AMINA HOCINE, Ātamōn
La pratica dell’autocostruzione di strumenti musicali peculiari è un fenomeno crescente nella galassia dell’elettroacustica più radicale, dove la ricerca timbrica regna al di sopra delle convenzioni compositive.
Il fulcro attorno al quale ruota il lavoro della compositrice e sound artist svedese Amina Hocine è il foghorn organ, uno strumento a tastiera ispirato, nella meccanica, ai corni da nebbia e alle sirene acustiche. Progettato e assemblato dalla stessa Hocine, esso è costruito con materiali decisamente fuori contesto rispetto all’utilizzo (tubi di PVC, valvole idrauliche e tubi dell’acqua) ed è alimentato da un compressore ad aria.

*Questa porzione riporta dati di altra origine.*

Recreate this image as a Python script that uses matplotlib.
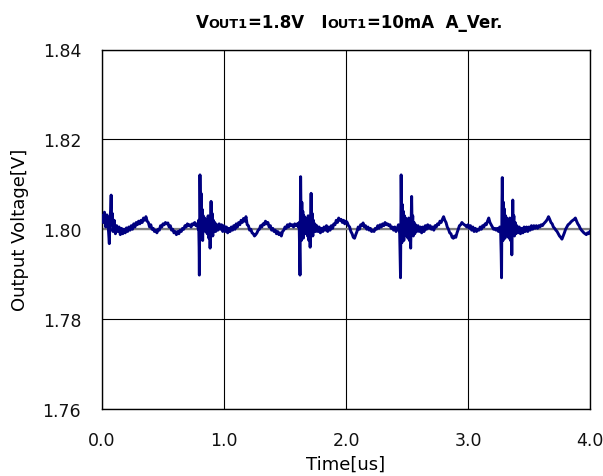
import matplotlib
matplotlib.use("Agg")
import matplotlib.pyplot as plt

plt.rcParams["font.family"] = ["DejaVu Sans"]

# quiet stretch + first switching burst (t in us, v in V)
t_seg1 = [0.00, 0.01, 0.02, 0.03, 0.04, 0.05, 0.06, 0.065, 0.07, 0.075, 0.08, 0.085, 0.09,
          0.10, 0.11, 0.12, 0.13, 0.14, 0.15, 0.16, 0.17, 0.18, 0.19, 0.20, 0.21, 0.22, 0.23,
          0.24, 0.25, 0.26, 0.27, 0.28, 0.29, 0.30, 0.31, 0.32, 0.33, 0.34, 0.35, 0.36, 0.37,
          0.38, 0.39, 0.40, 0.41, 0.42, 0.43, 0.44, 0.45, 0.46, 0.47, 0.48, 0.49, 0.50, 0.51,
          0.52, 0.53, 0.54, 0.55, 0.56, 0.57, 0.58, 0.59, 0.60, 0.61, 0.62, 0.63, 0.64, 0.65,
          0.66, 0.67, 0.68, 0.69, 0.70, 0.71, 0.72, 0.73, 0.74, 0.75, 0.76, 0.77, 0.78, 0.79,
          0.792, 0.796, 0.798, 0.801, 0.803, 0.806, 0.809, 0.812, 0.816, 0.820, 0.825, 0.830,
          0.836, 0.842, 0.848, 0.855, 0.862, 0.870, 0.876, 0.882, 0.886, 0.890, 0.894, 0.898,
          0.903, 0.908, 0.913, 0.918, 0.925, 0.932, 0.94, 0.95, 0.96, 0.97, 0.98, 0.99, 1.00]
v_seg1 = [1.8030, 1.8015, 1.8038, 1.8005, 1.8032, 1.8010, 1.7968, 1.8020, 1.8040, 1.8076, 1.8010,
          1.8035, 1.7995, 1.8020, 1.7990, 1.8008, 1.7995, 1.8005, 1.7988, 1.8002, 1.7990, 1.8000,
          1.7992, 1.8003, 1.7995, 1.8005, 1.7998, 1.8008, 1.8000, 1.8012, 1.8005, 1.8015, 1.8010,
          1.8018, 1.8012, 1.8020, 1.8015, 1.8025, 1.8020, 1.8028, 1.8018, 1.8015, 1.8005, 1.8010,
          1.8000, 1.8002, 1.7995, 1.7998, 1.7992, 1.8000, 1.7998, 1.8008, 1.8005, 1.8012, 1.8010,
          1.8015, 1.8012, 1.8014, 1.8005, 1.8008, 1.7998, 1.8000, 1.7992, 1.7995, 1.7988, 1.7995,
          1.7990, 1.7998, 1.7995, 1.8002, 1.8000, 1.8008, 1.8005, 1.8012, 1.8008, 1.8010, 1.8005,
          1.8012, 1.8010, 1.8015, 1.8008, 1.8012, 1.8000,
          1.8020, 1.7960, 1.7898, 1.8040, 1.8121, 1.8060, 1.7985, 1.8080, 1.7990, 1.8045, 1.7975,
          1.8030, 1.8000, 1.8025, 1.7995, 1.8020, 1.7990, 1.8030, 1.7980, 1.8020, 1.7958, 1.8010,
          1.8062, 1.8000, 1.8035, 1.7985, 1.8020, 1.7995, 1.8015, 1.7995, 1.8010, 1.7998, 1.8012,
          1.8000, 1.8010, 1.7995, 1.8008]

# second burst
t_seg2 = [1.01, 1.02, 1.03, 1.04, 1.05, 1.06, 1.07, 1.08, 1.09, 1.10, 1.11, 1.12, 1.13, 1.14,
          1.15, 1.16, 1.17, 1.18, 1.19, 1.20, 1.21, 1.22, 1.23, 1.24, 1.25, 1.26, 1.27, 1.28,
          1.29, 1.30, 1.31, 1.32, 1.33, 1.34, 1.35, 1.36, 1.37, 1.38, 1.39, 1.40, 1.41, 1.42,
          1.43, 1.44, 1.45, 1.46, 1.47, 1.48, 1.49, 1.50, 1.51, 1.52, 1.53, 1.54, 1.55, 1.56,
          1.57, 1.58, 1.59, 1.60, 1.61,
          1.616, 1.620, 1.623, 1.626, 1.628, 1.631, 1.634, 1.638, 1.642, 1.646, 1.650, 1.655,
          1.660, 1.666, 1.672, 1.678, 1.684, 1.690, 1.696, 1.702, 1.706, 1.710, 1.714, 1.718,
          1.723, 1.728, 1.733, 1.738, 1.745, 1.752, 1.76, 1.77, 1.78, 1.79, 1.80, 1.81, 1.82,
          1.83, 1.84, 1.85, 1.86, 1.87, 1.88, 1.89, 1.90, 1.91, 1.92, 1.93, 1.94, 1.95, 1.96,
          1.97, 1.98, 1.99, 2.00]
v_seg2 = [1.7995, 1.8005, 1.7992, 1.8002, 1.7995, 1.8005, 1.7998, 1.8008, 1.8000, 1.8012, 1.8005,
          1.8015, 1.8010, 1.8020, 1.8015, 1.8024, 1.8018, 1.8028, 1.8010, 1.8008, 1.7998, 1.8000,
          1.7992, 1.7990, 1.7985, 1.7988, 1.7992, 1.7998, 1.8000, 1.8008, 1.8005, 1.8012, 1.8010,
          1.8018, 1.8012, 1.8015, 1.8005, 1.8008, 1.7998, 1.8002, 1.7995, 1.7998, 1.7990, 1.7995,
          1.7988, 1.7992, 1.7985, 1.7995, 1.7998, 1.8005, 1.8002, 1.8010, 1.8005, 1.8012, 1.8008,
          1.8010, 1.8005, 1.8012, 1.8008, 1.8012, 1.8005,
          1.8015, 1.7950, 1.7898, 1.8050, 1.8117, 1.8040, 1.7975, 1.8060, 1.7985, 1.8040, 1.7980,
          1.8030, 1.7995, 1.8025, 1.7990, 1.8020, 1.7985, 1.8030, 1.7975, 1.8020, 1.7960, 1.8020,
          1.8080, 1.8000, 1.8035, 1.7985, 1.8020, 1.7995, 1.8012, 1.7995, 1.8008, 1.7995, 1.8005,
          1.7992, 1.8002, 1.7995, 1.8005, 1.7998, 1.8008, 1.7995, 1.8005, 1.7998, 1.8008, 1.8002,
          1.8012, 1.8010, 1.8020, 1.8015, 1.8025, 1.8020, 1.8022, 1.8015, 1.8020, 1.8012, 1.8018]

# third burst
t_seg3 = [2.01, 2.02, 2.03, 2.04, 2.05, 2.06, 2.07, 2.08, 2.09, 2.10, 2.11, 2.12, 2.13, 2.14,
          2.15, 2.16, 2.17, 2.18, 2.19, 2.20, 2.21, 2.22, 2.23, 2.24, 2.25, 2.26, 2.27, 2.28,
          2.29, 2.30, 2.31, 2.32, 2.33, 2.34, 2.35, 2.36, 2.37, 2.38, 2.39, 2.40, 2.41, 2.42,
          2.43,
          2.440, 2.444, 2.447, 2.450, 2.452, 2.455, 2.458, 2.462, 2.466, 2.470, 2.474, 2.479,
          2.484, 2.490, 2.496, 2.502, 2.508, 2.514, 2.520, 2.525, 2.530, 2.534, 2.538, 2.542,
          2.547, 2.552, 2.558, 2.564, 2.57, 2.58, 2.59, 2.60, 2.61, 2.62, 2.63, 2.64, 2.65,
          2.66, 2.67, 2.68, 2.69, 2.70, 2.71, 2.72, 2.73, 2.74, 2.75, 2.76, 2.77, 2.78, 2.79,
          2.80, 2.81, 2.82, 2.83, 2.84, 2.85, 2.86, 2.87, 2.88, 2.89, 2.90, 2.91, 2.92, 2.93,
          2.94, 2.95, 2.96, 2.97, 2.98, 2.99, 3.00]
v_seg3 = [1.8015, 1.8008, 1.8005, 1.7995, 1.7990, 1.7982, 1.7980, 1.7988, 1.7995, 1.8005, 1.8000,
          1.8010, 1.8008, 1.8014, 1.8005, 1.8008, 1.8000, 1.8005, 1.7998, 1.8002, 1.7995, 1.7998,
          1.7995, 1.8002, 1.8000, 1.8008, 1.8002, 1.8010, 1.8005, 1.8012, 1.8008, 1.8015, 1.8010,
          1.8012, 1.8008, 1.8010, 1.8002, 1.8005, 1.7998, 1.8005, 1.7995, 1.8002, 1.8010,
          1.7990, 1.7940, 1.7892, 1.8050, 1.8121, 1.8040, 1.7970, 1.8055, 1.7980, 1.8040, 1.7975,
          1.8030, 1.7990, 1.8025, 1.7985, 1.8020, 1.7980, 1.8025, 1.7975, 1.8015, 1.7958, 1.8010,
          1.8073, 1.8000, 1.8030, 1.7985, 1.8015, 1.7990, 1.8010, 1.7995, 1.8008, 1.7995, 1.8005,
          1.7992, 1.8005, 1.7995, 1.8008, 1.8000, 1.8010, 1.8002, 1.8008, 1.8000, 1.8005, 1.7998,
          1.8008, 1.8005, 1.8012, 1.8010, 1.8018, 1.8015, 1.8022, 1.8028, 1.8020, 1.8015, 1.8005,
          1.8000, 1.7992, 1.7990, 1.7982, 1.7980, 1.7985, 1.7982, 1.7992, 1.8000, 1.8008, 1.8010,
          1.8015, 1.8012, 1.8010, 1.8008, 1.8005, 1.8010]

# fourth burst and tail
t_seg4 = [3.01, 3.02, 3.03, 3.04, 3.05, 3.06, 3.07, 3.08, 3.09, 3.10, 3.11, 3.12, 3.13, 3.14,
          3.15, 3.16, 3.17, 3.18, 3.19, 3.20, 3.21, 3.22, 3.23, 3.24, 3.25, 3.26,
          3.268, 3.272, 3.275, 3.278, 3.281, 3.284, 3.287, 3.291, 3.295, 3.299, 3.303, 3.308,
          3.313, 3.319, 3.325, 3.331, 3.337, 3.343, 3.349, 3.354, 3.359, 3.363, 3.367, 3.371,
          3.376, 3.381, 3.387, 3.393, 3.40, 3.41, 3.42, 3.43, 3.44, 3.45, 3.46, 3.47, 3.48,
          3.49, 3.50, 3.51, 3.52, 3.53, 3.54, 3.55, 3.56, 3.57, 3.58, 3.59, 3.60, 3.61, 3.62,
          3.63, 3.64, 3.65, 3.66, 3.67, 3.68, 3.69, 3.70, 3.71, 3.72, 3.73, 3.74, 3.75, 3.76,
          3.77, 3.78, 3.79, 3.80, 3.81, 3.82, 3.83, 3.84, 3.85, 3.86, 3.87, 3.88, 3.89, 3.90,
          3.91, 3.92, 3.93, 3.94, 3.95, 3.96, 3.97, 3.98, 3.99, 4.00]
v_seg4 = [1.8002, 1.8008, 1.7998, 1.8005, 1.7995, 1.8002, 1.7995, 1.8000, 1.7998, 1.8005, 1.8000,
          1.8008, 1.8005, 1.8012, 1.8010, 1.8018, 1.8025, 1.8015, 1.8010, 1.8005, 1.8000, 1.8002,
          1.7998, 1.8002, 1.7995, 1.8005,
          1.7990, 1.7945, 1.7892, 1.8045, 1.8115, 1.8050, 1.7975, 1.8060, 1.7985, 1.8045, 1.7980,
          1.8030, 1.7990, 1.8025, 1.7985, 1.8020, 1.7980, 1.8025, 1.7975, 1.8020, 1.7943, 1.8010,
          1.8065, 1.8005, 1.8030, 1.7985, 1.8015, 1.7990, 1.8008, 1.7992, 1.8005, 1.7990, 1.8002,
          1.7992, 1.8005, 1.7995, 1.8005, 1.7995, 1.8005, 1.7998, 1.8008, 1.8000, 1.8008, 1.8002,
          1.8008, 1.8002, 1.8008, 1.8005, 1.8010, 1.8008, 1.8012, 1.8015, 1.8018, 1.8022, 1.8028,
          1.8022, 1.8015, 1.8012, 1.8005, 1.8002, 1.7998, 1.7995, 1.7990, 1.7985, 1.7982, 1.7978,
          1.7985, 1.7992, 1.8000, 1.8005, 1.8010, 1.8012, 1.8015, 1.8018, 1.8020, 1.8022, 1.8025,
          1.8018, 1.8012, 1.8008, 1.8002, 1.7998, 1.7995, 1.7992, 1.7990, 1.7988, 1.7992, 1.7990,
          1.7995]

time_us = t_seg1 + t_seg2 + t_seg3 + t_seg4
vout = v_seg1 + v_seg2 + v_seg3 + v_seg4

x_ticks = [0.0, 1.0, 2.0, 3.0, 4.0]
y_ticks = [1.76, 1.78, 1.80, 1.82, 1.84]
v_target = 1.80

fig = plt.figure(figsize=(6.03, 4.77), dpi=100)
ax = fig.add_axes([102 / 603, 1 - 410 / 477, 488 / 603, 359.5 / 477])

ax.axhline(v_target, color="#808080", lw=1.6, zorder=2)
ax.plot(time_us, vout, color="#000080", lw=2.1, zorder=3)

ax.set_xlim(0, 4.0)
ax.set_ylim(1.76, 1.84)
ax.set_xticks(x_ticks)
ax.set_yticks(y_ticks)
ax.set_xticklabels([f"{x:.1f}" for x in x_ticks])
ax.set_yticklabels([f"{y:.2f}" for y in y_ticks])
ax.tick_params(length=0, labelsize=12.5, colors="#111111")
ax.tick_params(axis="y", pad=15)
ax.tick_params(axis="x", pad=16)
ax.grid(True, color="black", lw=0.8, zorder=1)
for s in ax.spines.values():
    s.set_color("black")
    s.set_linewidth(1.0)

ax.set_xlabel("Time[us]", fontsize=13)
ax.set_ylabel("Output Voltage[V]", fontsize=13)
ax.xaxis.set_label_coords(0.5, -0.128)
ax.yaxis.set_label_coords(-0.150, 0.5)

# title with small-caps style subscripts, laid out piece by piece
pieces = [("V", 12), ("OUT1", 9.3), ("=1.8V   I", 12), ("OUT1", 9.3), ("=10mA  A_Ver.", 12)]
fig.canvas.draw()
renderer = fig.canvas.get_renderer()
texts = [fig.text(0, 0, s, fontsize=fs, fontweight="bold") for s, fs in pieces]
widths = [t.get_window_extent(renderer).width for t in texts]
total = sum(widths)
x0 = 349 - total / 2
y_base = 1 - 27.7 / 477
for t, w in zip(texts, widths):
    t.set_position((x0 / 603, y_base))
    t.set_va("baseline")
    x0 += w

fig.savefig("out.png", dpi=100)
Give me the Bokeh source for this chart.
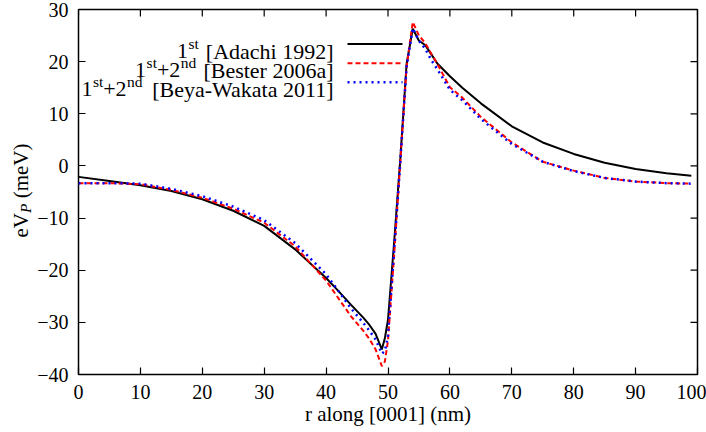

Ātamōn, (in alto-tedesco antico, letteralmente, “respirare”) è stato eseguito su di una versione differente del foghorn organ, corredata da otto canne di PVC disposte all’interno dell’ambiente (una camera all’interno di una miniera dismessa nella Svezia rurale) secondo un personale criterio mutuato dalla psicoterapia junghiana.
Nelle intenzioni dell’artista le otto canne sono altrettanti attori di una muta performance teatrale; il suono sostituisce le parole e le idiosincrasie timbriche restituiscono la complessità delle relazioni umane. Altrettanto articolata è la metodologia utilizzata per microfonare, che sfrutta le proprietà acustiche della cava per creare risonanze affascinanti.
Il risultato è una lunga ed impegnativa suite suddivisa in due corposi movimenti, ascrivibile al mondo della drone music pur se con singolari soluzioni formali (alcune bizzarre poliritmie del primo movimento). Il secondo movimento ha un andamento maggiormente lineare e nella sua densa e vibrante spinta cosmica si concretizza l’immagine – suggestiva al massimo grado – di un enigmatico organo steampunk che si contrae come un polmone gonfio d’aria tra le pareti di roccia di un’antica cava.